Adriana Amaral

Daqui onde estou já fui embora, 2017/18


Daqui onde estou já fui embora

 

Daqui onde estou já fui embora é uma instalação composta por som, projeção e impressão de imagens, que resultou da experiência em um casarão de 1853, onde escravos e famílias abastadas viveram. O título faz menção ao verso presente no livro Sobre Nada, de Manoel de Barros. O exercício realizado na casa permitiu pensá-la como organismo vivo, com uma respiração constante e sons fantasmáticos, capturados na madrugada. Ao longo de 10 dias, às 5 da manhã, instantes fugidios, enaltecidos pelo ambiente silencioso, calmo e tranquilo do casarão, foram registrados em som e imagem, na ocasião da Residência SOMSOCOSMOS, na fazenda São João, em São José do Vale do Rio Preto, Rio de Janeiro.

 

No momento em que todos dormiam, os roncos, as respirações ofegantes, e outros ruídos do casarão – como o ranger das madeiras do chão – pareciam órgãos internos em funcionamento, a exemplo de intestinos e estômagos que emitem sons por vezes involuntários.
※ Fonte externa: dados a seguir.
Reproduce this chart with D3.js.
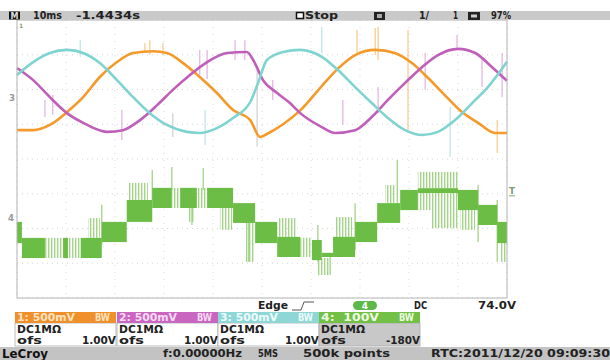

O barulho do relógio e o gotejar da pia se assemelhavam ao incessante pulsar do coração. Além disso, a condensação da respiração dos residentes embaçava os vidros das janelas, fornecendo imagens que, para mim, aproximavam todos os tempos do casarão do século XIX e me faziam pensar nas pessoas que passaram por alí, incluindo a mim mesma, que deveria deixá-lo em breve.

 

Com meus dias contados, observava os sons da casa e as respirações dos diferentes momentos de sua história, que alteravam, mesmo que de maneira muito sutil, seu ambiente sonoro e visual. As imagens indicavam a presença de corpos e arquiteturas não visíveis, próximo do que Francesca Woodman disse sobre o segredo do passado : "todas as paredes antigas têm seu segredo, elas o protegem. Eu gosto de ouvi-las. É preciso saber como domá-las, senti-las, tirá-las. Temos de arrancar o passado, raspar a história antiga."

 

Em algumas imagens, paredes, janelas, objetos e a vegetação, funcionam como guardiões de segredos do casarão. Como se após algum tempo, preservassem, também, a presença ou a passagem do indivíduo no lugar.